Korean scientists develop cheap, high-performance anode for sodium-ion batteries

(Reference image by fdecomite, Flickr).

Researchers at the Korea Institute of Science and Technology (KIST) have developed a high-performance, economical anode material for use in sodium-ion secondary batteries, which are more cost-effective than lithium-ion batteries. 

In a study published in the journal ACS Nano, the scientists explain that the novel material can store 1.5 times more electricity than the graphite anode used in commercial lithium-ion batteries and its performance remain the same even after 200 cycles at very fast charging/discharging rates of 10 A/g.

Up until now, few groups had ventured into developing a sodium high-capacity anode material because compared to lithium ions, sodium ions are larger and, thus, cannot be stored as stably in graphite and silicon, which are widely used as anodes in such batteries. 

But for the KIST team led by Sang-Ok Kim, this development was necessary because sodium is over 500 times more abundant in the Earth’s crust than lithium, which makes sodium-ion batteries 40% cheaper than their li-ion counterparts. 

Schematic of the synthesis process of the nitrogen-doped MoS2-based anode material. (Image by the Korea Institute of Science and Technology).

To materialize this proposal, Kim and his group used molybdenum disulphide (MoS2), which has already garnered interest as a candidate for large-capacity anode materials because it can store a large amount of electricity. 

The downfall of MoS2 is its high electrical resistance and structural instability, which tend to show up during battery operation. To overcome this limitation, the Korean researchers created a ceramic nano-coating layer using silicone oil, which is a low-cost, eco-friendly material.
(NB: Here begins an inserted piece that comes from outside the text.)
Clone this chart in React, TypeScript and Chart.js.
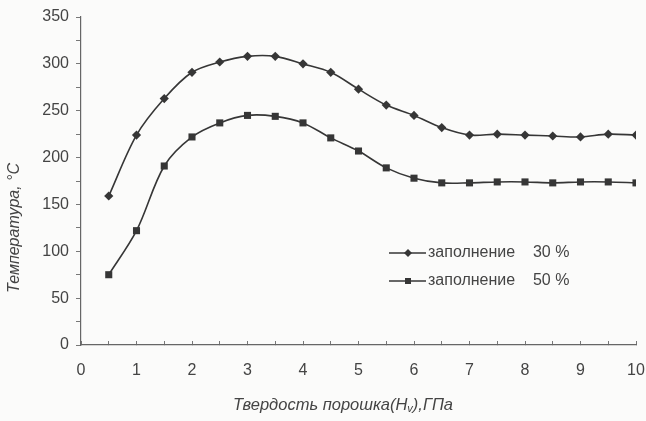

By mixing the MoS2 precursor with silicone oil and heat-treating the mixture, they were able to produce a stable heterostructure with low resistance and enhanced stability.

The evaluation of electrochemical properties indicated that this material could stably store at least twice as much electricity (~600 mAh/g) as the MoS2 material without coating and could maintain this capacity even after 200 rapid charge/discharge cycles.

“[We were able to] solve the high resistance and structural instability problems of MoS2 through the nano-coating surface stabilization technology. As a result, we developed a sodium-ion battery that can stably store a large amount of electricity,” Kim said.

“Our method uses cost-effective, eco-friendly materials and, if adapted for the large-scale manufacturing of anode materials, can lower production costs and, hence, boost the commercialization of sodium-ion batteries for large-capacity power storage devices.”